PMC · DOI: 10.1093/geroni/igaf122.1606 · Innovation in Aging · 2025-12-31

## TL;DR

The study introduces emotional support diversity and finds that older adults and later-born cohorts tend to have less diverse emotional support networks.

## Contribution

The paper introduces 'emotional support diversity' as a novel construct and examines its trends across age, historical cohorts, and sexual minority status.

## Key findings

- Older adults reported lower emotional support diversity.
- Later-born cohorts experienced less emotional support diversity.
- Early midlife individuals in the later cohort had less diversity compared to earlier cohorts.

## Abstract

In this study, we introduce the concept of emotional support diversity: the breadth and balance of emotional support given and received from different individuals in one’s social network. Further, we test how developmental (i.e., age), historical (i.e., birth cohorts), and social (i.e., sexual minority status) contexts relate to differences in emotional support diversity.
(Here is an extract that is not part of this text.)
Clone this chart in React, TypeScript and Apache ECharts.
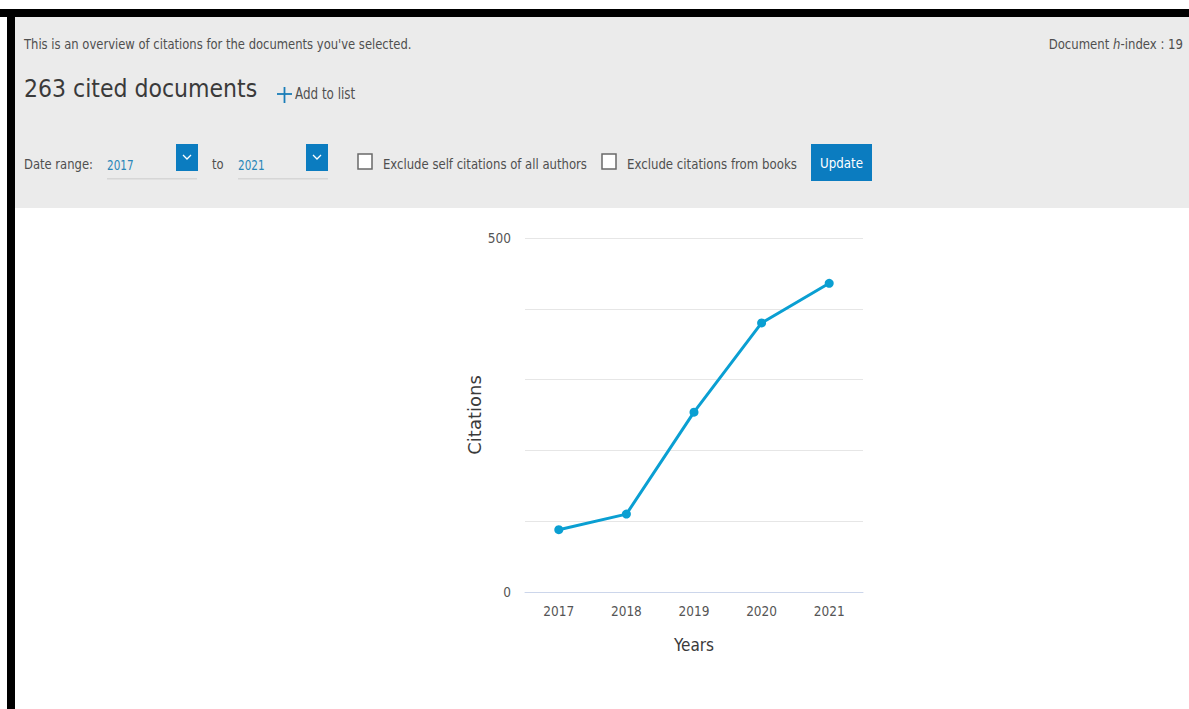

We utilized data from two independent cohorts of the Midlife in the United States (MIDUS) study (1995/1996 cohort: n = 5,492 adults aged 24-75 years; 2013/2014 cohort: n = 2,495 adults aged 23-76, stratified by age and gender to match the 1995-96 cohort). An overall emotional support diversity score was calculated based on 6 social roles (e.g., spouse or partner, in-laws) across 2 pathways (i.e., giving and receiving emotional support) using the Gini index. General linear models controlling for gender, race, education, self-rated health, and network size (i.e., partnership and parental status), revealed that older adults reported less emotional support diversity (b = -0.005, p < .001). The later-born cohort experienced less overall emotional support diversity (b = -0.022, p = 0.035). An interaction between age and cohort effects revealed that those in early midlife experienced less overall emotional support diversity in the later-born cohort than in the earlier-born cohort (b = 0.002, p = 0.025). There were no differences in emotional support diversity by sexuality (ps >.05). Implications of this new construct and differences in the hours of support received and given by specific social roles will be discussed in the context of age, cohort, and sexual minority status.